Is Capitalism Obsolete by Giacomo Corneo is framed as an exploration of alternatives to capitalism by an economics professor father to his idealistic daughter. The Prologue is an email exchange between them, in which she writes: “Your economic system is wasteful, unjust and alienating. And wastefulness, injustive and alienation are not the result of some natural law. They are the result of particular social rules, the rules of capitalism. And keep in mind that the capitalist economic system is the product of a relatively short period in history. Just as it once emerged, it will one day decline and be replaced with a better set of rules.”
Set up in this way, the book explores some of the alternative models posited at various times, from Plato’s Republic and Thomas More’s Utopia through anarchism and socialist planning to modern variants including ‘shareholder socialism’ (state ownership of key industries) and the currently fashionable cure-all, Universal Basic Income. At the end of this journey, the economist concludes: “There is, at present, not really much else on offer.” However unfair, wasteful etc capitalism is, there is no convincingly superior alternative.

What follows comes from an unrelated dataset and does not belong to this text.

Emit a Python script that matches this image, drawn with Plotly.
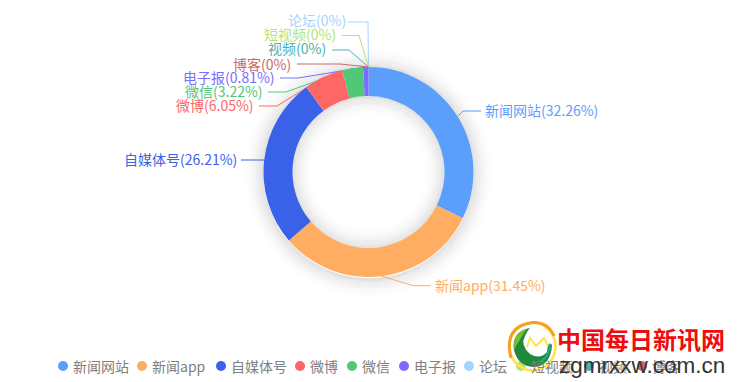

Instead, the author proposes a range of reforms – cracking down on cross-border tax avoidance/evasion, investing in infrastructure & public services etc – concluding, “A pluralist market economy with an effective and generous welfare state represents the best economic system that is currently available to us.” An appendix contains a more detailed specific reform proposal, the idea that the state should invest in quoted companies to build up a socially responsible sovereign wealth fund paying a social dividend to citizens.
I have never found the abstraction ‘capitalism’ a helpful term when it encompasses societies as contrasting as Norway and the United States, and have always quite liked the slightly out-of-fashion ‘varieties of capitalism‘ approach. Even if you think the term useful, though, looking at the news this past week, Corneo is surely rather optimistic here in seeing any possibility for reform. Capitalism might be declining, as the daughter asserts, but it looks more likely to be replaced by something worse, call it plutocracy, than by something better.
This is a slighly odd book. I guess it’s meant to be pedagogical, taking students on a tour of historical thinking about economic systems, but this makes the framing material about the current day rather perfunctory, and then the actual reform proposal is stuck in an appendix. Although a mildly diverting read, I’m not sure it works well either as a history of thought book or as a current affairs one.